Give back an exact copy of the lines from the start of the material through the line bearing "XAxis, YAxis, ReferenceLine". Include both ends and nothing else.

+++

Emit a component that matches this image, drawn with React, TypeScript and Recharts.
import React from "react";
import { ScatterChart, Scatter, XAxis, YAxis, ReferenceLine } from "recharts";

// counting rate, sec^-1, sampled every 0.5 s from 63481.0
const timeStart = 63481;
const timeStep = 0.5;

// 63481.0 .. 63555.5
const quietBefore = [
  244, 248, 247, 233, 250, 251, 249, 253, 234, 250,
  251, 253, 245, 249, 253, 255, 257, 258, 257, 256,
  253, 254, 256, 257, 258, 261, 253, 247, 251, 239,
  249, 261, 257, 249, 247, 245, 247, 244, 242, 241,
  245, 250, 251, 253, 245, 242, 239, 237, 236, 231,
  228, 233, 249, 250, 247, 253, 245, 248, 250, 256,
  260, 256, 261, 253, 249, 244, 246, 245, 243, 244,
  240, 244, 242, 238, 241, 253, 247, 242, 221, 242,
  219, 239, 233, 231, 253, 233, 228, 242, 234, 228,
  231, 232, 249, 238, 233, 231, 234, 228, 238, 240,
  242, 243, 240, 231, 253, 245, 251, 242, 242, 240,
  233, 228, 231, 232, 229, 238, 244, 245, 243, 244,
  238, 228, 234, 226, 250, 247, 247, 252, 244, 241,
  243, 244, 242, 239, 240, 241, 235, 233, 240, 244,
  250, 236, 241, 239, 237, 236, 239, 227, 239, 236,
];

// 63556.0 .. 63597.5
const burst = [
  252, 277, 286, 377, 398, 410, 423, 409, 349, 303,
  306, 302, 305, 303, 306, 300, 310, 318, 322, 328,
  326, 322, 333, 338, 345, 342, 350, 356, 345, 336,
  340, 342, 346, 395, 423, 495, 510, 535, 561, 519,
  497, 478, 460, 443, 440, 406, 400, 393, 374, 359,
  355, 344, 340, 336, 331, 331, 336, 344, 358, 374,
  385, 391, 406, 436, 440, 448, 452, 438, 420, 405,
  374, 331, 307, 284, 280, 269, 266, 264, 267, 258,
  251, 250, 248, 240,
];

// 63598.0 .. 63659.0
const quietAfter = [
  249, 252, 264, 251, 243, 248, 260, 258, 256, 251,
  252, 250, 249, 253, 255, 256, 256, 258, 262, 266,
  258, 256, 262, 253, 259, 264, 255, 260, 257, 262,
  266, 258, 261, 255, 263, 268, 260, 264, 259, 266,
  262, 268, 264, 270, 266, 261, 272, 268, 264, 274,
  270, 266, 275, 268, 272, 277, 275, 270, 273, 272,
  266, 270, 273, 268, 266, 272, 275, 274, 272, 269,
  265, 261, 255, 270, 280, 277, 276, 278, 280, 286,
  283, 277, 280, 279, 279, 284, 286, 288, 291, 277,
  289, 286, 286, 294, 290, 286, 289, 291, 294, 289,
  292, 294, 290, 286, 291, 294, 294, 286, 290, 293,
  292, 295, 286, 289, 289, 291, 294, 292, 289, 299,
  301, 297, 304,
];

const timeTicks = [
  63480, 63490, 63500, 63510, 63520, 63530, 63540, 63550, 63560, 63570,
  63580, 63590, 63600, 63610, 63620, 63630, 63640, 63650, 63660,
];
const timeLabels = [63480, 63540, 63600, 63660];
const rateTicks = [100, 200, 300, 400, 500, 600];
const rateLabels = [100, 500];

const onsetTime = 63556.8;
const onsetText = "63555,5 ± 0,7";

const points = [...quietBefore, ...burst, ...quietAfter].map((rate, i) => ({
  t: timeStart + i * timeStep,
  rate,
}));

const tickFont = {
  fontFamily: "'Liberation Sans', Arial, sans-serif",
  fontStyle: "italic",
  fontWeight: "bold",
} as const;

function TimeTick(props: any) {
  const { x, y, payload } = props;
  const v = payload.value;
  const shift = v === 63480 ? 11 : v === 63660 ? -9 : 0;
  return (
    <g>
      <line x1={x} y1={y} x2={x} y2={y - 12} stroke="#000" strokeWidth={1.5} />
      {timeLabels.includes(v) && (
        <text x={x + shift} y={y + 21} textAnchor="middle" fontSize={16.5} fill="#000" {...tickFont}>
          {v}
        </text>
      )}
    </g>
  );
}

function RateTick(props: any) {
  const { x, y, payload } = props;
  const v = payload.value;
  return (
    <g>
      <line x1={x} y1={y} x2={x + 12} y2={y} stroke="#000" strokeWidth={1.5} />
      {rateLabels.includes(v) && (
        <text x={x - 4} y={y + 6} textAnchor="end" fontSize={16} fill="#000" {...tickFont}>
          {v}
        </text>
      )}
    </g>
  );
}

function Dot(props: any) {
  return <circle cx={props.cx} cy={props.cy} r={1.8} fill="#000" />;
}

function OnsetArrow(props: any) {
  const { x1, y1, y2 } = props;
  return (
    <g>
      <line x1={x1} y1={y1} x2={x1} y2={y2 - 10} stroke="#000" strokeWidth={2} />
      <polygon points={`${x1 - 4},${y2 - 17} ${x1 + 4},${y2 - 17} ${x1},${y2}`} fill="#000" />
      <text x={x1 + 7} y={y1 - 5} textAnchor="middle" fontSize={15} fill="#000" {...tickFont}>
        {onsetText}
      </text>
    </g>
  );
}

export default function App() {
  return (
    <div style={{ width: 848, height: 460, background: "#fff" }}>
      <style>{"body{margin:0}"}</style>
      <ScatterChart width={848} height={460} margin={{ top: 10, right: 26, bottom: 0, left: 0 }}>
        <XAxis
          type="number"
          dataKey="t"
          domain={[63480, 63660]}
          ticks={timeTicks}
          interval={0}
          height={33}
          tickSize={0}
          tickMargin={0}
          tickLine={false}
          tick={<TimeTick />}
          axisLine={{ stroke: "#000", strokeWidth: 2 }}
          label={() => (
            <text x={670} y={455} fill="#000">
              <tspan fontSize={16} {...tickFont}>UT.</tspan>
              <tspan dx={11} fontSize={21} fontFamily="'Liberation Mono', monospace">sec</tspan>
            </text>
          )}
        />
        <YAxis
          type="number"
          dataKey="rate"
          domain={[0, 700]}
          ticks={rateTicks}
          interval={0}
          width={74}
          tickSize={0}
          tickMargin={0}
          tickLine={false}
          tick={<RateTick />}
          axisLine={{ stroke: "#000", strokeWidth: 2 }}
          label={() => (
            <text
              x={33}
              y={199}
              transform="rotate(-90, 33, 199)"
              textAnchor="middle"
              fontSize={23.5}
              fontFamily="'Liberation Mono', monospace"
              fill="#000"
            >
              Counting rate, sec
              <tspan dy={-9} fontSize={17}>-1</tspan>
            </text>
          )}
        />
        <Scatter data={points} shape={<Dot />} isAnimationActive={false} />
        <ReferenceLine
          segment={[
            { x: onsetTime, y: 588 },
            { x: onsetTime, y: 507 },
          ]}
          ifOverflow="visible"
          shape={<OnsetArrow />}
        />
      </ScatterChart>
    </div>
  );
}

+++

COMPLETED EXERCISE:
Emit a component that matches this image, drawn with React, TypeScript and Recharts.
import React from "react";
import { ScatterChart, Scatter, XAxis, YAxis, ReferenceLine } from "recharts";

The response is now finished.